DIRECTIONS FOR THIS TASK -
Print the listing as it stands, omitting all images.

LISTING -

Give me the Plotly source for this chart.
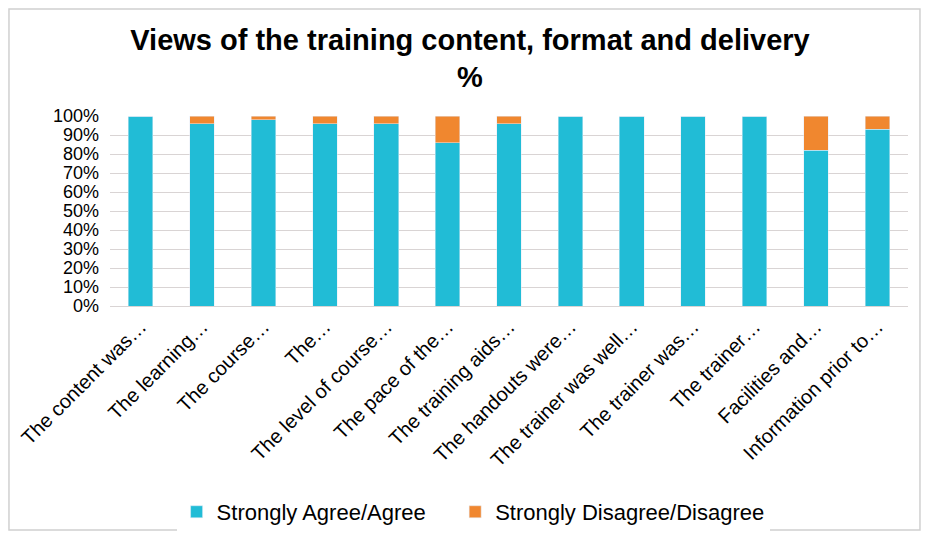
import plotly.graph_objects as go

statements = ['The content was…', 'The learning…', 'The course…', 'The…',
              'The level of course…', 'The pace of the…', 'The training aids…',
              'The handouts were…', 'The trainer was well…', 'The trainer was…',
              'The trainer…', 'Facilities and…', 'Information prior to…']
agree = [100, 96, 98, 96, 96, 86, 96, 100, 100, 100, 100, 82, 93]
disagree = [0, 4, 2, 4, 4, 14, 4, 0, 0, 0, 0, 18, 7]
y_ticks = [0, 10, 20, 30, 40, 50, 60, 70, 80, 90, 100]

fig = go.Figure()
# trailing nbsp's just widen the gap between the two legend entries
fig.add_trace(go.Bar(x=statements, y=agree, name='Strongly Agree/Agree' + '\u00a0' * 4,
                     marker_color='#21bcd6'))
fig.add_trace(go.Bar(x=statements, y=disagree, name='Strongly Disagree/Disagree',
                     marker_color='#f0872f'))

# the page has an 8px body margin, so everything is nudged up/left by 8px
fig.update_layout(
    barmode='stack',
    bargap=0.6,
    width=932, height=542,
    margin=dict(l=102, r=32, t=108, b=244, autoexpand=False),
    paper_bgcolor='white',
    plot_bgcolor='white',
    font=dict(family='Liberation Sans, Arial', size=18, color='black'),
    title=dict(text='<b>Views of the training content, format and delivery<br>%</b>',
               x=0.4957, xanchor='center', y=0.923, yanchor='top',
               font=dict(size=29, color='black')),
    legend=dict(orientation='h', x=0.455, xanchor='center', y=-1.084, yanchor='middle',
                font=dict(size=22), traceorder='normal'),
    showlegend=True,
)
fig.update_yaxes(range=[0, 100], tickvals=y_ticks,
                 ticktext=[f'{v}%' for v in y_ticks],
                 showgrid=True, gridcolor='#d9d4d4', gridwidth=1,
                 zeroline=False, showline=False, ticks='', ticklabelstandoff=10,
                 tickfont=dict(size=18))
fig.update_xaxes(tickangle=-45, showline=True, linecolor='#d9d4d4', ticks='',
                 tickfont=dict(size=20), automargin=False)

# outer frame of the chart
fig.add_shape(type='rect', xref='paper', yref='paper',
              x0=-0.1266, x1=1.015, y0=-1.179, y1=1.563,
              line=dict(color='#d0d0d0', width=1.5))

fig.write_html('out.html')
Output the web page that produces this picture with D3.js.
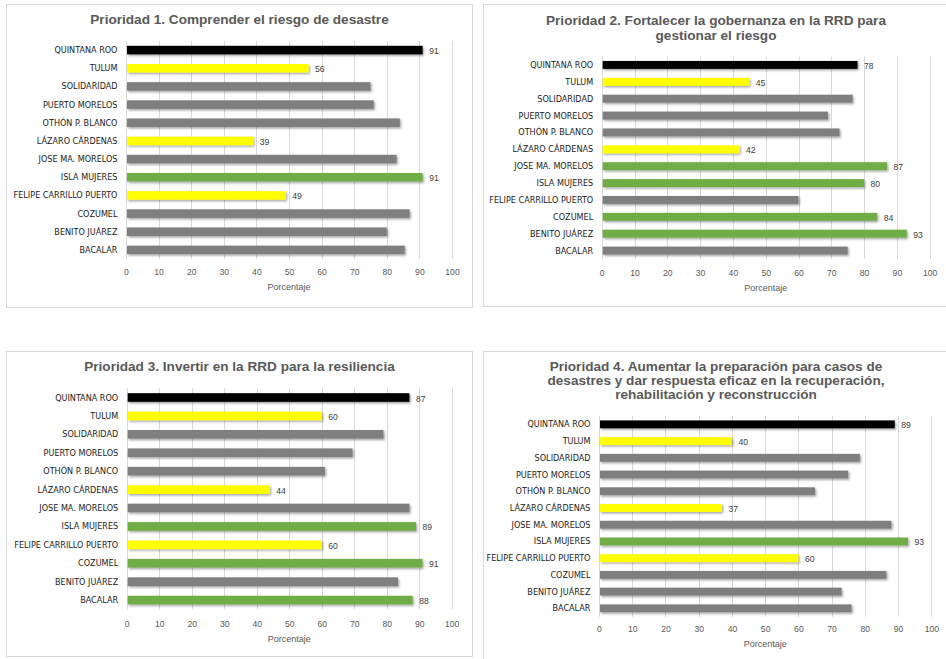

ANSWER IN FULL -
Give me the Plotly source for this chart.
import plotly.graph_objects as go

statements = ['The content was…', 'The learning…', 'The course…', 'The…',
              'The level of course…', 'The pace of the…', 'The training aids…',
              'The handouts were…', 'The trainer was well…', 'The trainer was…',
              'The trainer…', 'Facilities and…', 'Information prior to…']
agree = [100, 96, 98, 96, 96, 86, 96, 100, 100, 100, 100, 82, 93]
disagree = [0, 4, 2, 4, 4, 14, 4, 0, 0, 0, 0, 18, 7]
y_ticks = [0, 10, 20, 30, 40, 50, 60, 70, 80, 90, 100]

fig = go.Figure()
# trailing nbsp's just widen the gap between the two legend entries
fig.add_trace(go.Bar(x=statements, y=agree, name='Strongly Agree/Agree' + '\u00a0' * 4,
                     marker_color='#21bcd6'))
fig.add_trace(go.Bar(x=statements, y=disagree, name='Strongly Disagree/Disagree',
                     marker_color='#f0872f'))

# the page has an 8px body margin, so everything is nudged up/left by 8px
fig.update_layout(
    barmode='stack',
    bargap=0.6,
    width=932, height=542,
    margin=dict(l=102, r=32, t=108, b=244, autoexpand=False),
    paper_bgcolor='white',
    plot_bgcolor='white',
    font=dict(family='Liberation Sans, Arial', size=18, color='black'),
    title=dict(text='<b>Views of the training content, format and delivery<br>%</b>',
               x=0.4957, xanchor='center', y=0.923, yanchor='top',
               font=dict(size=29, color='black')),
    legend=dict(orientation='h', x=0.455, xanchor='center', y=-1.084, yanchor='middle',
                font=dict(size=22), traceorder='normal'),
    showlegend=True,
)
fig.update_yaxes(range=[0, 100], tickvals=y_ticks,
                 ticktext=[f'{v}%' for v in y_ticks],
                 showgrid=True, gridcolor='#d9d4d4', gridwidth=1,
                 zeroline=False, showline=False, ticks='', ticklabelstandoff=10,
                 tickfont=dict(size=18))
fig.update_xaxes(tickangle=-45, showline=True, linecolor='#d9d4d4', ticks='',
                 tickfont=dict(size=20), automargin=False)

# outer frame of the chart
fig.add_shape(type='rect', xref='paper', yref='paper',
              x0=-0.1266, x1=1.015, y0=-1.179, y1=1.563,
              line=dict(color='#d0d0d0', width=1.5))

fig.write_html('out.html')
Output the web page that produces this picture with D3.js.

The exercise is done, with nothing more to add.